The kitchen, with its rust colored tile floor, nutmeg colored cabinetry, combination of butcher block and russet colored tile counter tops, butter yellow porcelain sink, and mixy-matchy melange of middle-brow appliances looks to Your Mama like someone dipped the damn room in formaldehyde back in 1984. It's not a bad kitchen in that it's decently sized, has large windows above the sink and counter top and opens to the small breakfast area and family room, but it's certainly a room that needs to be gutted, updated, upgraded and hauled into the 21st century. It also needs to have that dangerous pot rack removed before someone gets brained by a rogue copper frying pan that could come loose with even the most gentle earthquake.

A bridge over the main living spaces on the ground floor connects the upstairs bedroom wings that include a master suite with vaulted ceilings, tree top and city views through a wall of windows, a fireplace, sitting area, dressing room and dual poopers, one for Miz Leigh and the other for Mister Brandt. While Your Mama sees dual poopers as just another brawl with our imperious house gurl Svetlana who comes unglued at the mere mention of dual master poopers–it's a selfish conceit in her mind and just another unnecessary terlit to clean–many claim separate terliting and primping facilities are the very key to a happy relationship. Could be. After all Miz Leigh and Mister Brandt were married for an ice age.

Although the lot is well under an acre, Miz Leigh and Mister Brandt managed to squeeze in the aforementioned mini-motor court at the front, multi-level terracing at the back of the house, a large swimming pool surrounding by brick terracing, and an almost north/south aligned lighted tennis court that, according to listing photographs, has been immaculately maintained.

It's really not necessary for Your Mama to dig into the day-core because Miz Leigh and Mister Brandt's personal belongings have obviously been removed and replaced by Staging Lady in a Pink Toyota with a incongruous collection of white sofas, glammy mirrored tables and dressers, a truckload of bulbous pottery, and more fake orchid plants that Your Mama can be bothered to count.

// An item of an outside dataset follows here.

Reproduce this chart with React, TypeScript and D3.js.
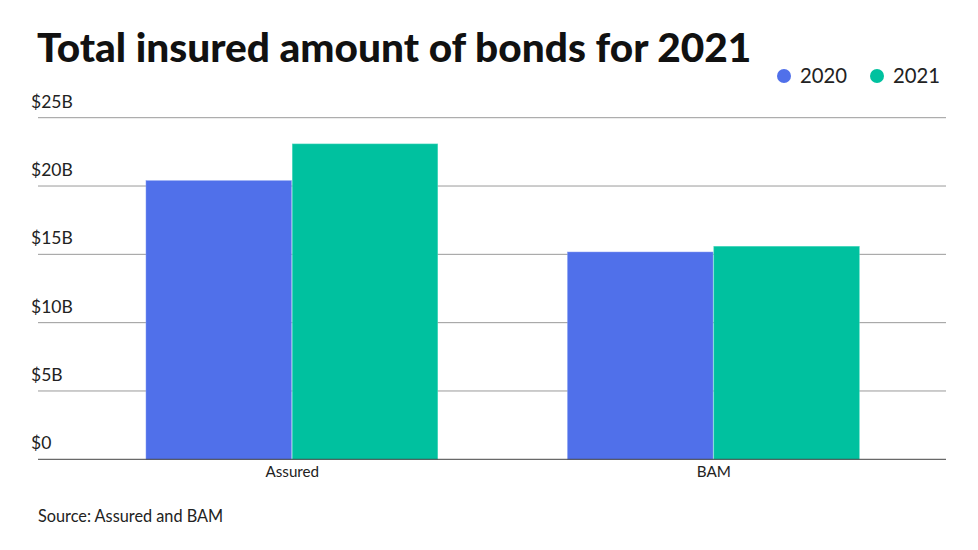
import React from "react";
import * as d3 from "d3";

const categories = ["Assured", "BAM"];
const seriesNames = ["2020", "2021"];
const values2020 = [20.39, 15.17];
const values2021 = [23.08, 15.59];
const yTicks = [0, 5, 10, 15, 20, 25];
const colors = ["#5070EA", "#00C19F"];

const W = 978;
const H = 550;
const left = 38;
const right = 946;
const top = 117.7;
const bottom = 459.3;

export default function App() {
  const x0 = d3
    .scaleBand<string>()
    .domain(categories)
    .range([left, right])
    .paddingInner(0.306)
    .paddingOuter(0.23)
    .align(0.557);
  const x1 = d3.scaleBand<string>().domain(seriesNames).range([0, x0.bandwidth()]);
  const y = d3.scaleLinear().domain([0, 25]).range([bottom, top]);
  const series = [values2020, values2021];
  const font = "Lato, 'Open Sans', sans-serif";

  return (
    <svg width={W} height={H} style={{ position: "absolute", left: 0, top: 0, background: "#fff" }} fontFamily={font}>
      <text x={37} y={62} fontSize={40.6} fontWeight={900} fill="#111">
        Total insured amount of bonds for 2021
      </text>
      {seriesNames.map((s, i) => {
        const lx = [784, 877][i];
        return (
          <g key={s}>
            <circle cx={lx} cy={76} r={7} fill={colors[i]} />
            <text x={lx + 16} y={83} fontSize={20.3} fill="#222">
              {s}
            </text>
          </g>
        );
      })}
      {yTicks.map((t) => (
        <g key={t}>
          {t > 0 && <line x1={left} x2={right} y1={y(t)} y2={y(t)} stroke="#9a9a9a" strokeWidth={1} />}
          <text x={31} y={y(t) - 10} fontSize={17.5} fill="#222">
            {"$" + (t === 0 ? "0" : t + "B")}
          </text>
        </g>
      ))}
      {categories.map((c, ci) => (
        <g key={c}>
          {seriesNames.map((s, si) => (
            <rect
              key={s}
              x={(x0(c) as number) + (x1(s) as number)}
              y={y(series[si][ci])}
              width={x1.bandwidth() - 0.8}
              height={bottom - y(series[si][ci])}
              fill={colors[si]}
              stroke={si === 0 ? "#7f97f2" : "#4fd9bf"}
              strokeWidth={0.5}
            />
          ))}
          <text x={(x0(c) as number) + x0.bandwidth() / 2} y={477} fontSize={15.2} textAnchor="middle" fill="#222">
            {c}
          </text>
        </g>
      ))}
      <line x1={left} x2={right} y1={bottom} y2={bottom} stroke="#444" strokeWidth={1} />
      <text x={38} y={522} fontSize={16.3} fill="#222">
        Source: Assured and BAM
      </text>
    </svg>
  );
}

We have a sneaking suspicion Miz Leigh and Mister Brandt's long time residence will be purchased and razed to make way for some sort of over-sized mock Mediterranean affair filled with elaborately carved corbels, fussy fireplace surrounds and acres of beige travertine and marble flooring. Perhaps we're having a weak architectural moment or an aneurysm but iffin we're being honest, and we always are, Your Mama would much rather have someone cotton to the particular beauties and wonders of this house–such as those soaring, wood lined ceilings–and figure out a way to transform this 1970s time capsule into something more current while retaining the spirit of the original house even if it isn't architecturally significant, you know? They can't all be Neutras, Woolfs, Robertsons or Boons, right? We reserve the right to change our mind on this depending on who buys the house and what architect they choose to build their own version of Barbie's Dream House.